Akan tetapi, keinginan untuk mengirimkan calon terbaik ke Mahkamah Konstitusi semakin berkurang. Meningkatnya institutional legitimacy, dan peran penting yang dimainkan oleh Mahkamah, membuat MA cenderung tidak lagi mengirimkan calon terbaik menjadi Hakim Konstitusi.
Sebagai seseorang yang mengerti perjalanan Mahkamah sejak berdirinya, dan telah “dididik” di Mahkamah hampir selama 10 tahun, institutional memory Mahkamah melekat di benak Fadlil sehingga tidak heran, Fadlil merupakan salah seorang yang paling banyak berdebat dengan para Hakim Konstitusi lainnya dalam Rapat Permusyawaran Hakim. Fadlil mungkin dianggap tidak menjadi “agen” yang baik bagi MA dalam memutus perkara yang berkaitan dengan kepentingan MA. Pada
Putusan 34/PUU-XI/2013, Mahkamah mengabulkan permohonan yang diajukan Antasari Azhar yang menyebabkan diperbolehkannya peninjaun kembali (PK) berulang di MA. Fadlil mendukung putusan ini dengan tidak menjadi dissenter.
Pada putusan lain yang berkaitan dengan pengujian formil UU Mahkamah Agung (UU 3/2009), yang salah satunya mengatur pasal krusial perubahan syarat pensiun dari 67 ke 70 tahun (berkaitan dengan keterpilihan Harifin Tumpa menjadi Ketua MA), Fadlil juga tidak menjadi “agen” yang baik dengan mendukung putusan mayoritas yang menyatakan pembentukan UU MA tidak memenuhi syarat formil, akan tetapi “demi asas kemanfaatan, UU tersebut tetap berlaku” (Putusan 27/PUU-VII/2009). Peran sebagai “agen” untuk melindungi MA, diperankan dengan baik oleh Arsyad Sanusi dan Muhamad Alim dengan menolak (dissenting) putusan ini dan berpendapat pembentukan UU Mahkamah Agung tersebut tidak melanggar syarat formil.

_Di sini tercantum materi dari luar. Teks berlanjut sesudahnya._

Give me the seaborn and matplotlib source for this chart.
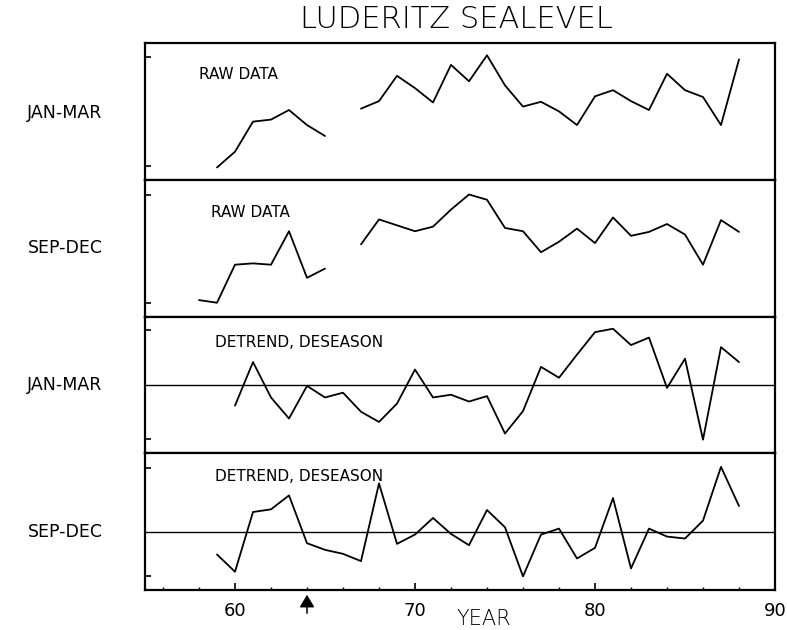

Independensi Fadlil untuk memutus sesuatu yang dia percayai, dan menempatkan dirinya berseberangan dengan institusi dimana ia berasal, mungkin kurang mendapat tempat di hati pimpinan MA.
Konon kabarnya, sifat Fadlil yang tidak suka “sowan” ke MA mungkin menjadi pertimbangan “ketidakpatuhan” Fadlil kepada institusi MA. Pada saat fit and proper test dilaksanakan di MA, Fadlil baru mendapat undangan untuk hadir 30 menit setelah waktu fit and proper test berlangsung. Fadlil baru tiba di MA satu jam setelah fit dan proper test selesai. Pada sore harinya, MA mengumumkan kedua calon Hakim Konstitusi untuk periode 2015-2020.
Sejarah institusional MK telah membuktikan bahwa Mahkamah memiliki peran yang sangat signifikan, tidak sekedar memberikan perlindungan konstitusional kepada setiap individual rakyat Indonesia akan tetapi juga sebagai penyeimbang kekuataan politik diantara institutisi konsitutional di Indonesia. Menyadari kekuatan politik yang berkecamuk pada saat ini, lembaga Mahkamah Konstitusi yang tidak sekedar profesional, tetapi berwibawa dan mandiri dalam memutus, merupakan hal yang diperlukan bangsa ini. Sayang, Mahkamah Agung melepaskan momentum baik untuk menentramkan Indonesia.